• _WORK TO COMPLETE_
Examine each line of the data. Copy those that contain the string "chart".

• _DATA FOR THIS TASK_
####
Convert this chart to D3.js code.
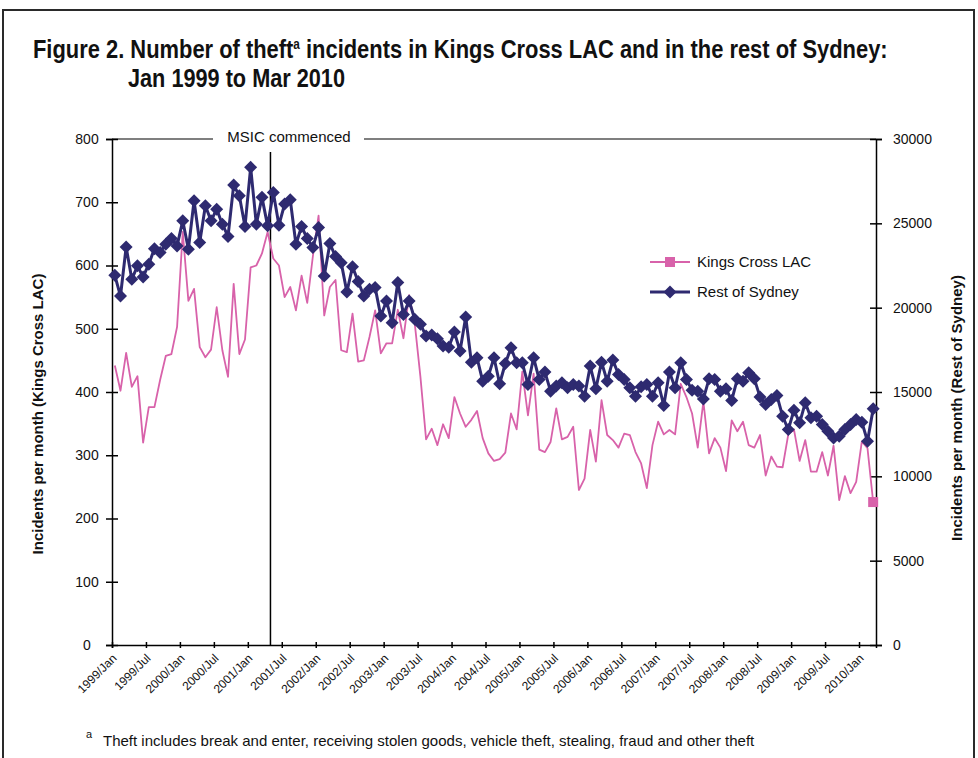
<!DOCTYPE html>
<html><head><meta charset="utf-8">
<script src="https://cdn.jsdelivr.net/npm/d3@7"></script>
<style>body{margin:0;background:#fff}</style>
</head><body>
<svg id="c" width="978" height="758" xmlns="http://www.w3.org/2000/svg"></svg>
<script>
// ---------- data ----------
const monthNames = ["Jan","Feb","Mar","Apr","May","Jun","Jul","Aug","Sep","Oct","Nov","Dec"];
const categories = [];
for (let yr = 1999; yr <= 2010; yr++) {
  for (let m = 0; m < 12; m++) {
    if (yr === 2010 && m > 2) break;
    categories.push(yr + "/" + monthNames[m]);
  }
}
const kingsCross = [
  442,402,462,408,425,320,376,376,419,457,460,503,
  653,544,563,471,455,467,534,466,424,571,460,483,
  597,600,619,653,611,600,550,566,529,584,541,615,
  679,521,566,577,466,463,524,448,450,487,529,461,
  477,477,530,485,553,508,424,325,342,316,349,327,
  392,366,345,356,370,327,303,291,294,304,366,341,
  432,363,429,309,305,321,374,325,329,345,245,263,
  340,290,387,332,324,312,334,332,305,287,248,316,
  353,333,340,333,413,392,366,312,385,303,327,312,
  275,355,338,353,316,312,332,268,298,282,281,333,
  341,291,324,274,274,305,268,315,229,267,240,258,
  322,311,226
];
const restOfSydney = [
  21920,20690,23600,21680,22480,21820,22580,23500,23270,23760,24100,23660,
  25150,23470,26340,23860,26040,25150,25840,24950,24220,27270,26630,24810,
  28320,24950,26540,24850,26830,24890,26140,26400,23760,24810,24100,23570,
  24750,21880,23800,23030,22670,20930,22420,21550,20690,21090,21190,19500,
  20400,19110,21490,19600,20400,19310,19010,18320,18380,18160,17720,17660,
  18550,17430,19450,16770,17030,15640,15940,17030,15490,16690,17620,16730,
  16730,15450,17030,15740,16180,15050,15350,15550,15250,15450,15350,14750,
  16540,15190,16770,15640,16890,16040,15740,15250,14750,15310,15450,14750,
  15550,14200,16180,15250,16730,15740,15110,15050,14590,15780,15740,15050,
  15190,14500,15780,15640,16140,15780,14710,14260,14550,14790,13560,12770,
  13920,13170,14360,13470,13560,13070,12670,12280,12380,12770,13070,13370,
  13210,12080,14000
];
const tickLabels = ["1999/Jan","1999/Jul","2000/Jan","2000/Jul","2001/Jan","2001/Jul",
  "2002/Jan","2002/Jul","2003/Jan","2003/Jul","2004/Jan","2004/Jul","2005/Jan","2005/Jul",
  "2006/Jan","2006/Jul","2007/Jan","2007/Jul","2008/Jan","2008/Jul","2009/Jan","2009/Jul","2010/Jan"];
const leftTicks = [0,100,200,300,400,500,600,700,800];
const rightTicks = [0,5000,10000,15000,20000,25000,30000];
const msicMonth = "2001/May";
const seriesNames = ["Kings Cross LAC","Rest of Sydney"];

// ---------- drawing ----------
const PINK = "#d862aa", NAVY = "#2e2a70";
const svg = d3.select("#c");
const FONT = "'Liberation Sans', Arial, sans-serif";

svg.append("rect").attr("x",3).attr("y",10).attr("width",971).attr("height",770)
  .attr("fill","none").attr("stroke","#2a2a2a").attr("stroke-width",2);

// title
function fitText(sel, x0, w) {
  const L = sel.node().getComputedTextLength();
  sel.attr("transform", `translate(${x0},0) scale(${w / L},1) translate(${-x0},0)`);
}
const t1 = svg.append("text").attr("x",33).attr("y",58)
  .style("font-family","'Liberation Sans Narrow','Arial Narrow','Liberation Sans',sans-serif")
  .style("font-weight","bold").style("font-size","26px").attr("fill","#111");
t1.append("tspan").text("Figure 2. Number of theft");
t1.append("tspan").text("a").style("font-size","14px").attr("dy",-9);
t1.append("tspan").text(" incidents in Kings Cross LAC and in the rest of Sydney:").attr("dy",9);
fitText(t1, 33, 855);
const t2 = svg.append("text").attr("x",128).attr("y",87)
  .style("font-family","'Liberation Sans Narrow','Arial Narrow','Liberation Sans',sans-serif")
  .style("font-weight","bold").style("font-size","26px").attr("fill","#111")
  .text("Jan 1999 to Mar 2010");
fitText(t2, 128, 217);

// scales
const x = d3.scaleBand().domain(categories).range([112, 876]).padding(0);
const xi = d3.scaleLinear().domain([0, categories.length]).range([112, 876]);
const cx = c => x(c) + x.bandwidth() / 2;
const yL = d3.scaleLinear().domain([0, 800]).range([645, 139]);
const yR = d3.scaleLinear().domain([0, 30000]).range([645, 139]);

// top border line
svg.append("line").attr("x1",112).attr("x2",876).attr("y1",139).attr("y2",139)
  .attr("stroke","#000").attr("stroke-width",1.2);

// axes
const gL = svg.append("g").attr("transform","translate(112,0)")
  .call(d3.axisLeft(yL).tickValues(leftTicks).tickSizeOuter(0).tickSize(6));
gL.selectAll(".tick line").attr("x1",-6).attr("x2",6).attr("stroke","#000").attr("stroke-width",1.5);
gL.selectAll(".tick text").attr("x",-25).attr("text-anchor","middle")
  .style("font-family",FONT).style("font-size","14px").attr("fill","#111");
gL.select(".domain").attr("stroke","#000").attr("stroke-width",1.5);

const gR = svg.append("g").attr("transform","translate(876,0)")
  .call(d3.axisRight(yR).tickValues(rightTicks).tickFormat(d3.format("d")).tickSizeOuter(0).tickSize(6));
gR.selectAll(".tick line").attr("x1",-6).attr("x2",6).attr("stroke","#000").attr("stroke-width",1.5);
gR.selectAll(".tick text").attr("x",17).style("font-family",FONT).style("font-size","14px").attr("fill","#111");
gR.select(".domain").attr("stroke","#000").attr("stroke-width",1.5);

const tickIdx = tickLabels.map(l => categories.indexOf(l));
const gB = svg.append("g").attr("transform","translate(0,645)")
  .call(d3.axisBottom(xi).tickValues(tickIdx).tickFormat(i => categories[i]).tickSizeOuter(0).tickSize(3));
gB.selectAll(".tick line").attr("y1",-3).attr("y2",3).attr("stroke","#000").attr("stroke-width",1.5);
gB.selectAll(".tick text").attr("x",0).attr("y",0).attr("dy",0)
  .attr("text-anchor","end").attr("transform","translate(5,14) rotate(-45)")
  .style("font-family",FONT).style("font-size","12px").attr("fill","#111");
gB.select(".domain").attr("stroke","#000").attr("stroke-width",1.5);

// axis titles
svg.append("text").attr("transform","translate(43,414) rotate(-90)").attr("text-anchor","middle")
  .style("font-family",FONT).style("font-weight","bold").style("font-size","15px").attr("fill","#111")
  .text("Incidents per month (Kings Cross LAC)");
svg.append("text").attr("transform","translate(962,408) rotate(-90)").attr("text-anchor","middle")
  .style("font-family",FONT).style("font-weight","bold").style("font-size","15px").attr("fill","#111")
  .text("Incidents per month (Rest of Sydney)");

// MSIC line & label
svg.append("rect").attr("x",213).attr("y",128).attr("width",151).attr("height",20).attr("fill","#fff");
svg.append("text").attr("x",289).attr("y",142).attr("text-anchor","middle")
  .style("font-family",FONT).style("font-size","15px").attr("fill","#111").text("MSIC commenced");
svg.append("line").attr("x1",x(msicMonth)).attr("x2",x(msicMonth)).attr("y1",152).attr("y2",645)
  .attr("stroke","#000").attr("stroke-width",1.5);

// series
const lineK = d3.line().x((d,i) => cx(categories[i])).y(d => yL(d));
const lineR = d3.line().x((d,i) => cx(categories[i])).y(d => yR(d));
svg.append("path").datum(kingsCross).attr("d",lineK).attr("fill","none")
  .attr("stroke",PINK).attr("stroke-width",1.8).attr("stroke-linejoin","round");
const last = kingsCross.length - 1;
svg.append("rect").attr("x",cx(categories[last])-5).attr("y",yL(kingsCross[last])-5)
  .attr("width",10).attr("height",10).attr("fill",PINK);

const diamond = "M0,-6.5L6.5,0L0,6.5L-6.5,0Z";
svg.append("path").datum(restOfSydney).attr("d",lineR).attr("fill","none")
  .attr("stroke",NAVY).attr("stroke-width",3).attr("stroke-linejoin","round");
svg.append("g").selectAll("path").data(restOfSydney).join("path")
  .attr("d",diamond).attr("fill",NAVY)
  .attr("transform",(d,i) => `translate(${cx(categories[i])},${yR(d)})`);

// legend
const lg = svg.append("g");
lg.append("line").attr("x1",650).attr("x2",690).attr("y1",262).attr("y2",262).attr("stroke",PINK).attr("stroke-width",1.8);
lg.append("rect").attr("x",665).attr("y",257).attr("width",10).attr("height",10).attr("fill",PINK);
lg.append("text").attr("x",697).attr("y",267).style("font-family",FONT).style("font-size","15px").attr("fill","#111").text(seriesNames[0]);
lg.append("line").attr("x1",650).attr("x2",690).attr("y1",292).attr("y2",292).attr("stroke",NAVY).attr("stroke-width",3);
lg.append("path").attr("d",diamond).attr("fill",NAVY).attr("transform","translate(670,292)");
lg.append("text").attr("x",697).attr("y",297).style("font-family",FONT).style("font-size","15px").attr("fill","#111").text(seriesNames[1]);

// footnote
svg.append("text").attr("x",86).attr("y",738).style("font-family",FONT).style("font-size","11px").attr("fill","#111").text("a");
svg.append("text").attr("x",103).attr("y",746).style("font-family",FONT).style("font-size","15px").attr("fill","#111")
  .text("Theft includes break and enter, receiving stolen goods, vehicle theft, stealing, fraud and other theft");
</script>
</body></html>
####
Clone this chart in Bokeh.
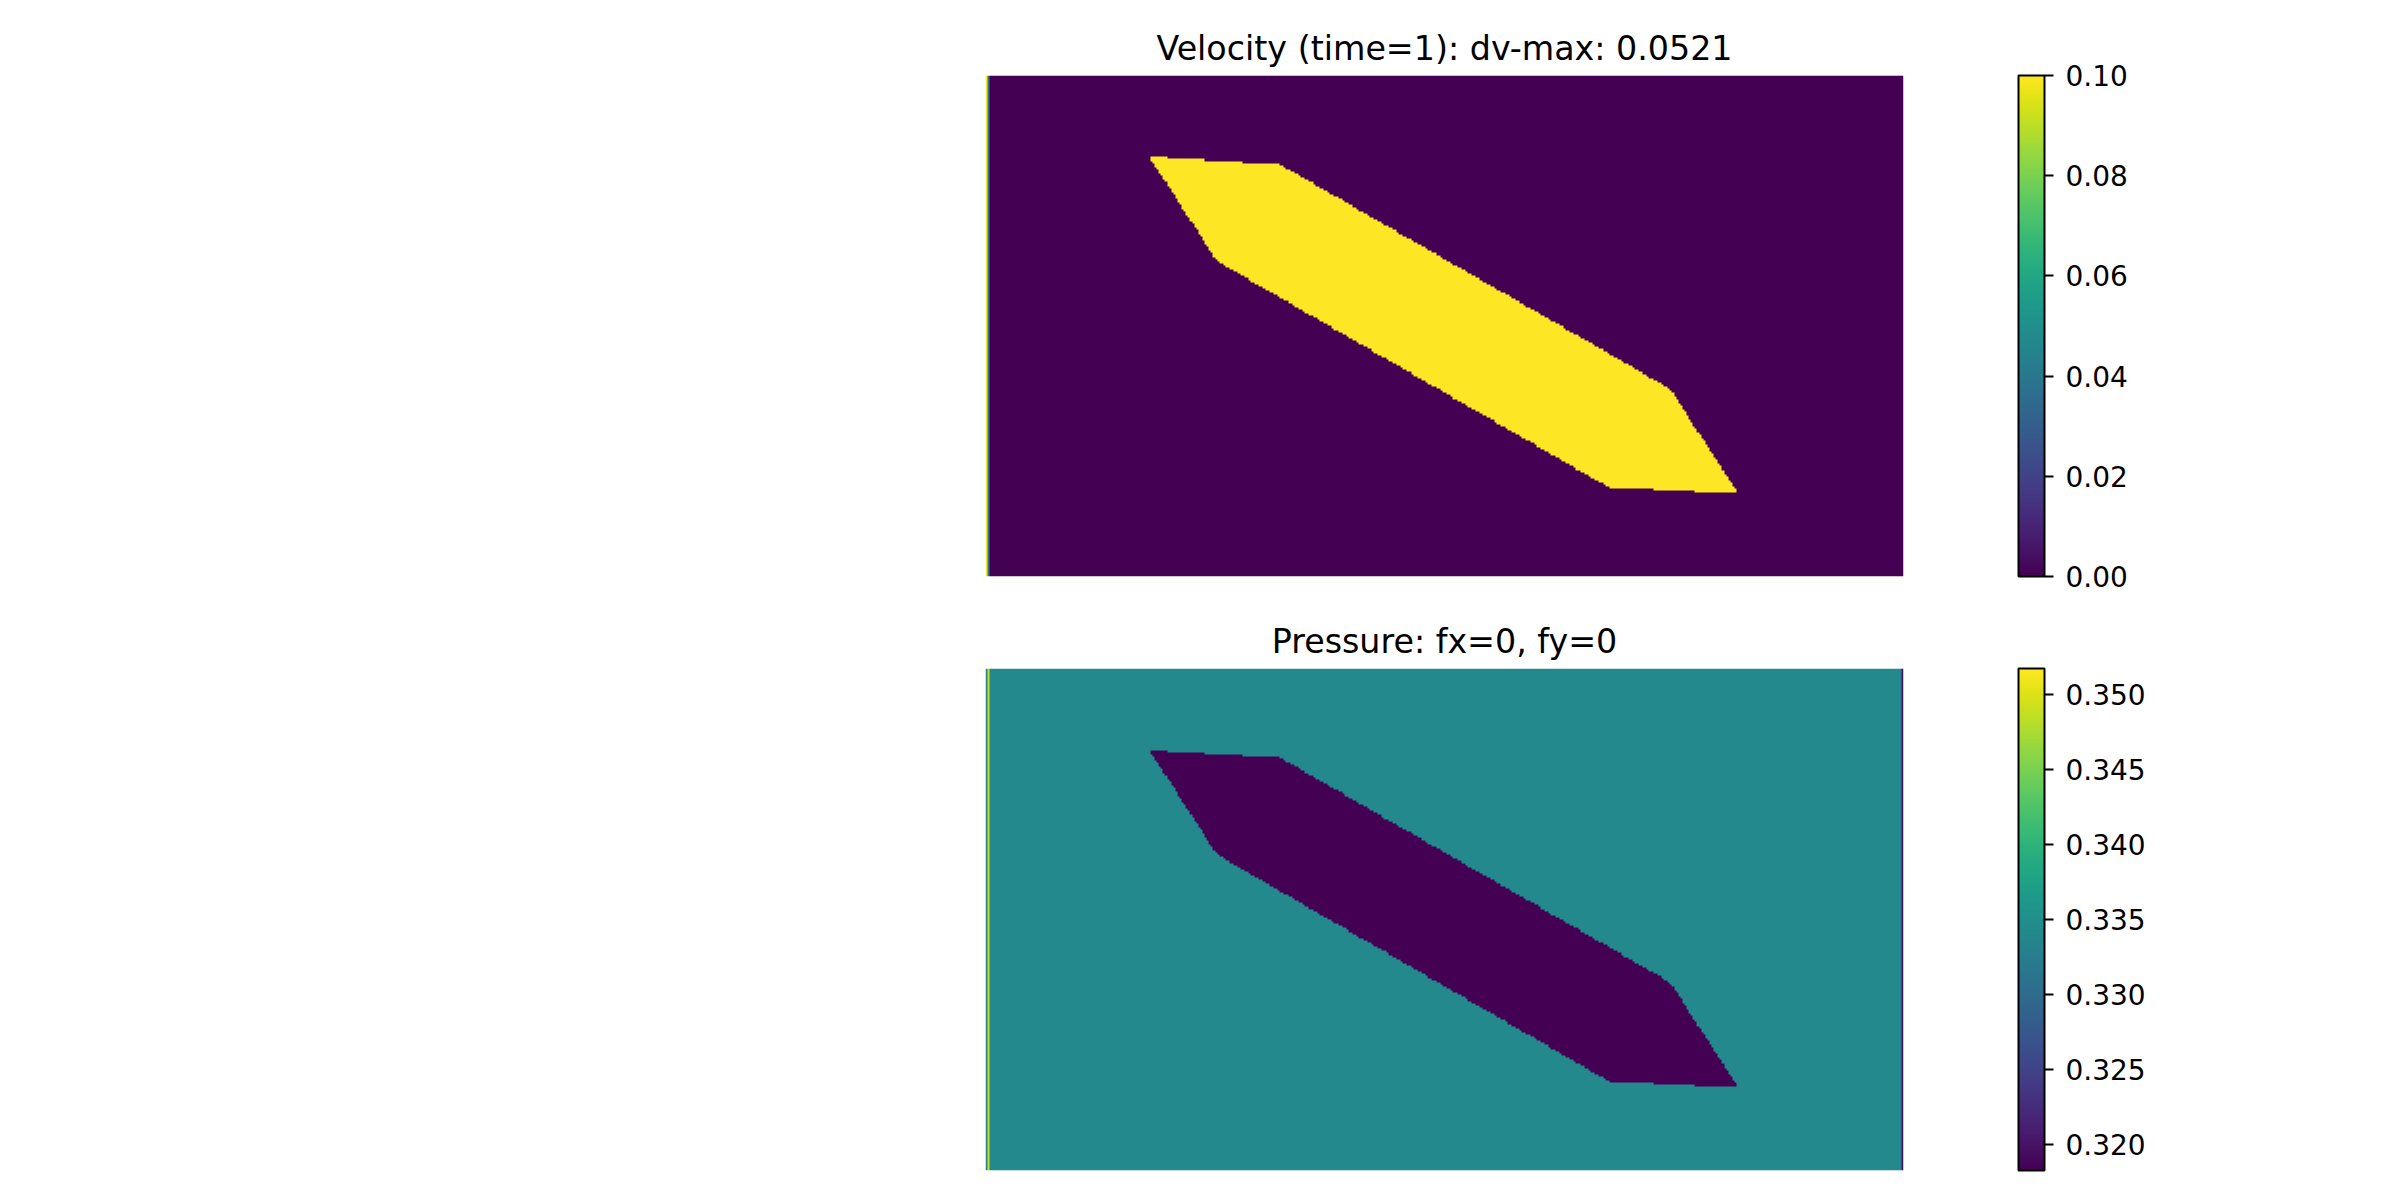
####
• _OUTPUT OF THE EXERCISE_
Convert this chart to D3.js code.
Clone this chart in Bokeh.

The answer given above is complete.